„Narodowy Przegląd Strategiczny”, publikacja ministerstwa sił zbrojnych Francji, przedstawiająca główne kierunki rozwoju bezpieczeństwa państwa i modernizacji armii, zaleca wyciągnięcie wniosków z wojny na Ukrainie, zwiększenie budżetu na wojsko i podwojenie liczby rezerwistów.

Przygotowana przez resort analiza wymienia 10 strategicznych celów obrony interesów Francji: od utrzymania strategii odstraszania przez wzmocnienie potencjału obronnego po szybkie przestawienie się na „gospodarkę wojenną” w razie zaistnienia zagrożenia. W opracowaniu mowa jest również o podwojeniu liczby rezerwistów, a także rozważeniu wprowadzenia powszechnej służby wojskowej.

„To zmiana w mentalności, która musi zostać pomyślnie wprowadzona, aby przygotować umysły na wypadek wojny” – mówią dziennikowi „Le Figaro” doradcy prezydenta Emmanuela Macrona w Pałacu Elizejskim.

Armia powinna opierać się na trzech filarach: odstraszaniu nuklearnym, gwarantującym ochronę żywotnych interesów Francji, konwencjonalnych zdolnościach bojowych i mobilizacji społeczeństwa w razie konfliktu – wskazuje „Narodowy Przegląd Strategiczny”.

"Wojna na Ukrainie zakwestionowała obecny model armii francuskiej. Armia do 2030 r. powinna zapewnić Francji zdolność do radzenia sobie z możliwym powrotem do konfliktu międzypaństwowego o wysokiej intensywności, a także ze strategią działań hybrydowych, stosowanych przez wrogów" – wskazuje dziennik „Le Figaro”, opisując debatę, jaka toczy się obecnie we francuskich kręgach wojskowych.

W środę francuskie media zastanawiają się, czy Francja byłaby w stanie obronić swoje terytorium w razie bezpośredniego militarnego ataku konwencjonalnego. Wypowiadający się w mediach wojskowi wskazują, że armia nie ma dostatecznej ilości broni i sprawnego sprzętu, w tym czołgów.

Tymczasem były szef sztabu generał gen.

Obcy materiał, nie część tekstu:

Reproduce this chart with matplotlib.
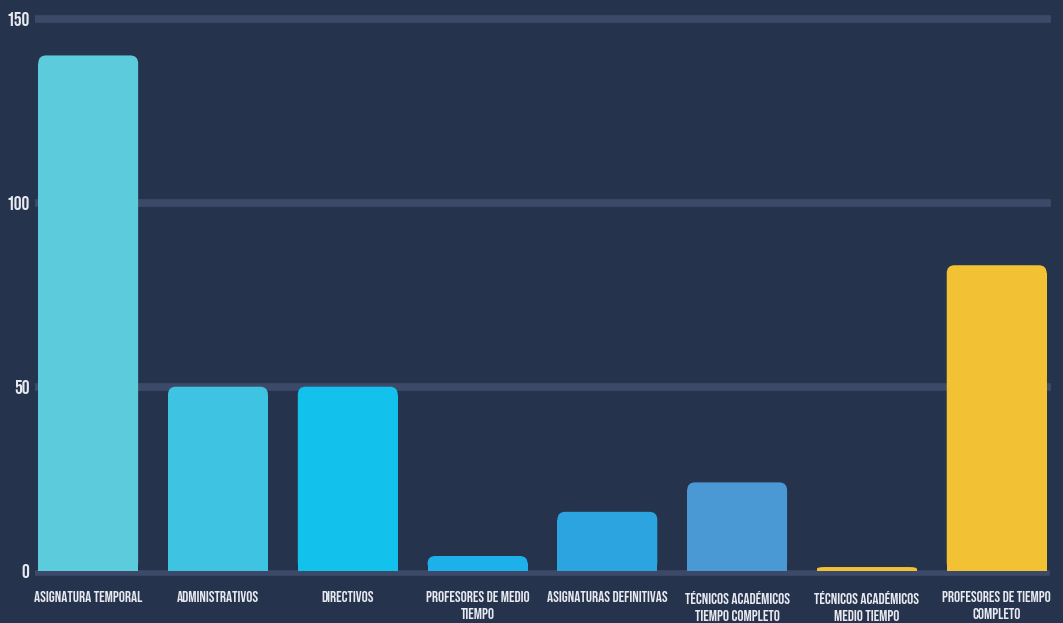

Pierre de Villiers uważa, że budżet wojska na 2023 r (który wyniesie 44 mld euro) jest zbyt mały, aby realizować ambitne cele wskazane w „Narodowym Przeglądzie Strategicznym” i „dalece niewystarczający, aby poradzić sobie z konfliktem o dużej intensywności”. Niemcy zapowiedziały nadzwyczajne zwiększenie wydatków na wojsko do 100 mld euro – podkreśla de Villiers.

Prezydent Macron w środę rozmawiał z przedstawicielami armii w jednostce w Tulonie.